Don’t fret, I am quite relaxed as it is.
Who Abdrisaev is, was or will be is quite beside the point. If you are so easily tickled pink by irony this tangential then I envy you. Your observation would be understandable were it the case that Abdrisaev enriched himself from the Akayev trough, but as it is, we know only that he worked as an ambassador for him. And so what? Are you suggesting that nobody that served in the Akayev administration (in a foreign posting for a almost a decade at that) is entitled to criticize the current government?
As I think I tried to explain in my comment above, Abdrisaev does not, as you say, simply regurgitate the anti-Akayev-style arguments but talks about a different set of issues.
I am also mystified by the assertion that FP are somehow trying to make out that this Russian influence is new. I don’t see how that is the case. The gist of Abdrisaev’s argument is that Kyrgyzstan is “falling entirely under Russia’s influence,” which _is_ a novel proposition; again, as I said above.
To reiterate, I am quite chilled out (man), but it just strikes me as somewhat inconsistent to be glib and superficial in your observations when you so insistently deny others that luxury.
I found it hard to take Abdrisaev’s article seriously after this particular line in the first paragraph: “But Kyrgyzstan has something that is fairly precious and rare in the developing world: a well-educated population that values democracy and freedom.” [Music rises to a crescendo. Sweeping overhead shot of flower-filled mountain meadow.]
Foreign aid is an industry in Kyrgyzstan (as in many other developing countries), and a lot of people have a lot to gain from convincing foreign governments that their “help is urgently needed”. The American government particularly likes to fund “democracy building” projects, and I think those dollars are like the foreign aid world’s low-hanging fruit. It’s difficult to assess the impact of democracy building projects — what can you measure? So, you don’t need to be successful. And, you don’t need technical skills like you would with water sanitation or health projects.
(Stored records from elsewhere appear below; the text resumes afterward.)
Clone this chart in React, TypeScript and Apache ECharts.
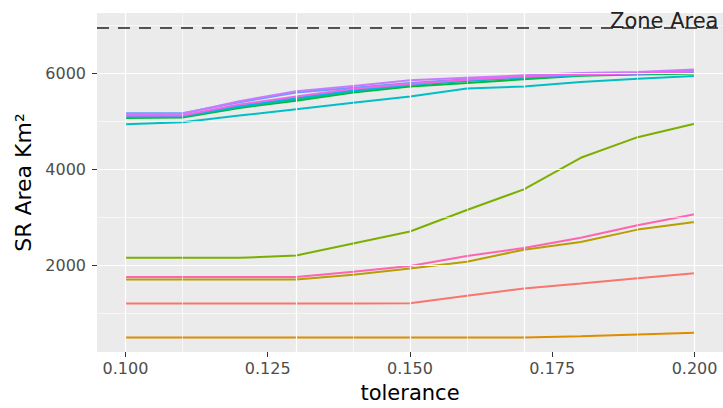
import React, { useEffect, useRef } from "react";
import * as echarts from "echarts";

const tolerance = [0.1, 0.11, 0.12, 0.13, 0.14, 0.15, 0.16, 0.17, 0.18, 0.19, 0.2];

const sRed = [1200, 1200, 1200, 1200, 1200, 1205, 1360, 1510, 1615, 1725, 1830];
const sOrange = [490, 490, 490, 490, 490, 490, 490, 490, 515, 550, 585];
const sOlive = [1700, 1700, 1700, 1700, 1800, 1930, 2070, 2320, 2480, 2740, 2900];
const sGreen = [2150, 2150, 2150, 2200, 2450, 2700, 3150, 3580, 4240, 4670, 4950];
const sGreen2 = [5070, 5080, 5280, 5430, 5600, 5730, 5800, 5880, 5950, 5980, 6000];
const sTeal = [5100, 5100, 5300, 5460, 5630, 5760, 5840, 5910, 5960, 5990, 6020];
const sCyan = [4940, 4980, 5120, 5255, 5390, 5520, 5685, 5730, 5820, 5890, 5945];
const sSky = [5090, 5110, 5320, 5490, 5650, 5770, 5860, 5920, 5970, 6000, 6030];
const sBlue = [5170, 5170, 5400, 5600, 5700, 5800, 5880, 5930, 5990, 6010, 6060];
const sPurple = [5150, 5160, 5420, 5630, 5740, 5860, 5910, 5960, 6010, 6030, 6080];
const sMagenta = [5120, 5120, 5350, 5520, 5680, 5780, 5870, 5940, 5980, 6000, 6040];
const sPink = [1750, 1750, 1750, 1750, 1860, 1980, 2190, 2355, 2570, 2830, 3060];

const seriesList = [
  { name: "a", color: "#F8766D", values: sRed },
  { name: "b", color: "#DE8C00", values: sOrange },
  { name: "c", color: "#B79F00", values: sOlive },
  { name: "d", color: "#7CAE00", values: sGreen },
  { name: "e", color: "#00BA38", values: sGreen2 },
  { name: "f", color: "#00C08B", values: sTeal },
  { name: "g", color: "#00BFC4", values: sCyan },
  { name: "h", color: "#00B4F0", values: sSky },
  { name: "i", color: "#619CFF", values: sBlue },
  { name: "j", color: "#C77CFF", values: sPurple },
  { name: "k", color: "#F564E3", values: sMagenta },
  { name: "l", color: "#FF64B0", values: sPink },
];

const zoneArea = 6950;
const xTicks = [0.1, 0.125, 0.15, 0.175, 0.2];
const xMinor = [0.1125, 0.1375, 0.1625, 0.1875];
const yTicks = [2000, 4000, 6000];
const yMinor = [1000, 3000, 5000, 7000];

const FONT = "DejaVu Sans";

export default function App() {
  const ref = useRef<HTMLDivElement>(null);
  useEffect(() => {
    if (!ref.current) return;
    const chart = echarts.init(ref.current, null, { renderer: "svg" });
    const gridLines = [
      ...xTicks.map((v) => ({ xAxis: v, lineStyle: { width: 1.2 } })),
      ...xMinor.map((v) => ({ xAxis: v, lineStyle: { width: 0.6 } })),
      ...yTicks.map((v) => ({ yAxis: v, lineStyle: { width: 1.2 } })),
      ...yMinor.map((v) => ({ yAxis: v, lineStyle: { width: 0.6 } })),
    ];
    chart.setOption({
      animation: false,
      grid: {
        left: 97,
        right: 0,
        top: 13,
        bottom: 53,
        show: true,
        backgroundColor: "#EBEBEB",
        borderWidth: 0,
      },
      xAxis: {
        type: "value",
        min: 0.095,
        max: 0.205,
        name: "tolerance",
        nameLocation: "middle",
        nameGap: 30,
        nameTextStyle: { fontFamily: FONT, fontSize: 21, color: "#000" },
        axisLine: { show: false },
        splitLine: { show: false },
        axisTick: {
          show: true,
          customValues: xTicks,
          length: 5,
          lineStyle: { color: "#333", width: 1 },
        },
        axisLabel: {
          customValues: xTicks,
          formatter: (v: number) => v.toFixed(3),
          fontFamily: FONT,
          fontSize: 16,
          color: "#4D4D4D",
          margin: 8,
        },
      },
      yAxis: {
        type: "value",
        min: 185,
        max: 7262,
        name: "SR Area Km²",
        nameLocation: "middle",
        nameGap: 58,
        nameTextStyle: { fontFamily: FONT, fontSize: 22, color: "#000" },
        axisLine: { show: false },
        splitLine: { show: false },
        axisTick: {
          show: true,
          customValues: yTicks,
          length: 5,
          lineStyle: { color: "#333", width: 1 },
        },
        axisLabel: {
          customValues: yTicks,
          formatter: (v: number) => String(Math.round(v)),
          fontFamily: FONT,
          fontSize: 16,
          color: "#4D4D4D",
          margin: 11,
        },
      },
      graphic: [
        {
          type: "text",
          left: 610,
          top: 10,
          z: 100,
          style: {
            text: "Zone Area",
            font: `21px "${FONT}"`,
            fill: "#222",
          },
        },
      ],
      series: [
        {
          type: "line",
          name: "grid",
          data: [],
          z: 1,
          silent: true,
          markLine: {
            silent: true,
            symbol: "none",
            label: { show: false },
            lineStyle: { color: "#FFFFFF", type: "solid" },
            data: gridLines,
          },
        },
        ...seriesList.map((s) => ({
          type: "line",
          name: s.name,
          z: 2,
          data: tolerance.map((x, i) => [x, s.values[i]]),
          showSymbol: false,
          symbol: "none",
          lineStyle: { color: s.color, width: 2 },
          itemStyle: { color: s.color },
        })),
        {
          type: "line",
          name: "zone",
          data: [],
          z: 3,
          silent: true,
          markLine: {
            silent: true,
            symbol: "none",
            label: { show: false },
            lineStyle: { color: "#222", type: [12, 9], width: 1.7 },
            data: [{ yAxis: zoneArea }],
          },
        },
      ],
    });
    return () => chart.dispose();
  }, []);
  return <div ref={ref} style={{ width: 723, height: 408, position: "absolute", left: 0, top: 0 }} />;
}
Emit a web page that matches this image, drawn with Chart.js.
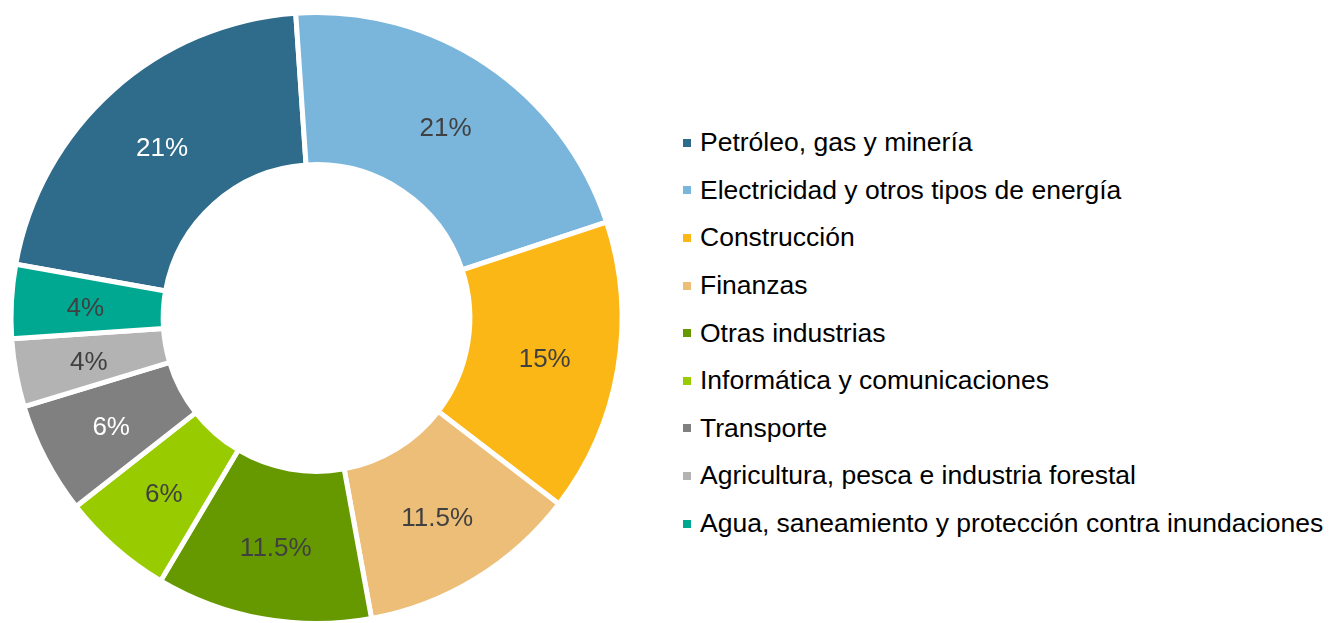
<!DOCTYPE html>
<html>
<head>
<meta charset="utf-8">
<script src="https://cdn.jsdelivr.net/npm/chart.js@4"></script>
<style>
    html, body { margin: 0; padding: 0; background: #fff; overflow: hidden; }
    #wrap { position: relative; width: 1341px; height: 623px; overflow: hidden; }
    #chartBox { position: absolute; left: 0; top: 0; width: 633px; height: 630px; }
    #custom-legend { position: absolute; left: 683px; top: 119px; }
    .chart-legend-item { height: 47.6px; display: flex; align-items: center; white-space: nowrap; }
    .chart-legend-box { width: 8px; height: 8px; margin-right: 9px; }
    .chart-legend-text { font-family: Arial, "Liberation Sans", sans-serif; font-size: 26.5px; color: #000; }
</style>
</head>
<body>
<div id="wrap">
    <div id="chartBox"><canvas id="myChart"></canvas></div>
    <div id="custom-legend"></div>
</div>
<script>
const labels = ['Petróleo, gas y minería', 'Electricidad y otros tipos de energía', 'Construcción', 'Finanzas',
    'Otras industrias', 'Informática y comunicaciones', 'Transporte', 'Agricultura, pesca e industria forestal',
    'Agua, saneamiento y protección contra inundaciones'];
const values = [21.1, 21.0, 15.5, 11.7, 11.4, 5.9, 5.9, 3.6, 3.9];
const valueLabels = ['21%', '21%', '15%', '11.5%', '11.5%', '6%', '6%', '4%', '4%'];
const colors = ['#2F6B8A', '#7AB5DC', '#FBB715', '#ECBE77', '#669900', '#99CC00', '#808080', '#B3B3B3', '#00A891'];
const labelColors = ['#fff', '#404040', '#404040', '#404040', '#404040', '#404040', '#fff', '#404040', '#404040'];

const ctx = document.getElementById('myChart').getContext('2d');

// etiquetas de porcentaje dentro de cada sector
const sliceLabels = {
    id: 'sliceLabels',
    afterDatasetsDraw(chart) {
        const c = chart.ctx;
        const meta = chart.getDatasetMeta(0);
        c.save();
        c.font = '26px Arial, "Liberation Sans", sans-serif';
        c.textAlign = 'center';
        c.textBaseline = 'middle';
        meta.data.forEach((arc, i) => {
            const a = arc.getProps(['x', 'y', 'startAngle', 'endAngle', 'innerRadius', 'outerRadius'], true);
            const mid = (a.startAngle + a.endAngle) / 2;
            const r = (a.innerRadius + a.outerRadius) / 2 + 2;
            c.fillStyle = labelColors[i];
            c.fillText(valueLabels[i], a.x + Math.cos(mid) * r, a.y + Math.sin(mid) * r + 3);
        });
        c.restore();
    }
};

const total = values.reduce((a, b) => a + b, 0);

function createChart(ctx) {
    return new Chart(ctx, {
        type: 'doughnut',
        data: {
            labels: labels,
            datasets: [{
                data: values,
                backgroundColor: colors,
                borderColor: '#fff',
                borderWidth: 5
            }]
        },
        options: {
            responsive: true,
            maintainAspectRatio: false,
            animation: false,
            cutout: '50.2%',
            rotation: -360 * values[0] / total - 3.9,
            layout: { padding: { top: 10, bottom: 4, left: 0, right: 0 } },
            plugins: {
                legend: { display: false },
                tooltip: { enabled: false }
            }
        },
        plugins: [sliceLabels]
    });
}

let myChartInstance = createChart(ctx);

// leyenda personalizada
function createCustomLegend(chart) {
    const legendContainer = document.getElementById('custom-legend');
    legendContainer.innerHTML = '';
    chart.data.labels.forEach((label, index) => {
        const legendItem = document.createElement('div');
        legendItem.className = 'chart-legend-item';
        const legendColorBox = document.createElement('div');
        legendColorBox.className = 'chart-legend-box';
        legendColorBox.style.backgroundColor = colors[index];
        const legendText = document.createElement('span');
        legendText.className = 'chart-legend-text';
        legendText.innerText = label;
        legendItem.appendChild(legendColorBox);
        legendItem.appendChild(legendText);
        legendContainer.appendChild(legendItem);
    });
}

createCustomLegend(myChartInstance);
</script>
</body>
</html>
You do need to be able to talk a good game.
Almost all of the people I knew in Kyrgyzstan (most of whom lived outside of Bishkek) didn’t care very much about democracy. They had more pressing concerns, like “How am I going to heat my home this winter? Will I have enough money to afford food?” Some thought democracy was irrelevant — something for rich Westerners. “Maybe after we have a better economy we can think about democracy.” Others pined for the good old days of communism. Those born after the fall of the Soviet Union seemed to think democracy equals anarchy — there are no rules and we can do whatever we want.
It’s insulting and chauvinistic for Abdrisaev to claim that the Kyrgyz are the only people in Central Asia courageous enough to protest. Guess those people in Andijon, Uzbekistan were just a bunch of cowards.
A lot of money goes into these spring protests in Bishkek. T-shirts, flags, scarves, sound systems, meals, etc. Is this really democracy? Or elites battling it out for control of government institutions they can use to enrich themselves some more?
I think Abdrisaev’s essay falls into the latter category. He’s trying to rewrite reality. How can anyone believe that the russification of Kyrgyzstan is a new phenomenon? It’s been russified for a long time, and well before the US arrived on the scene.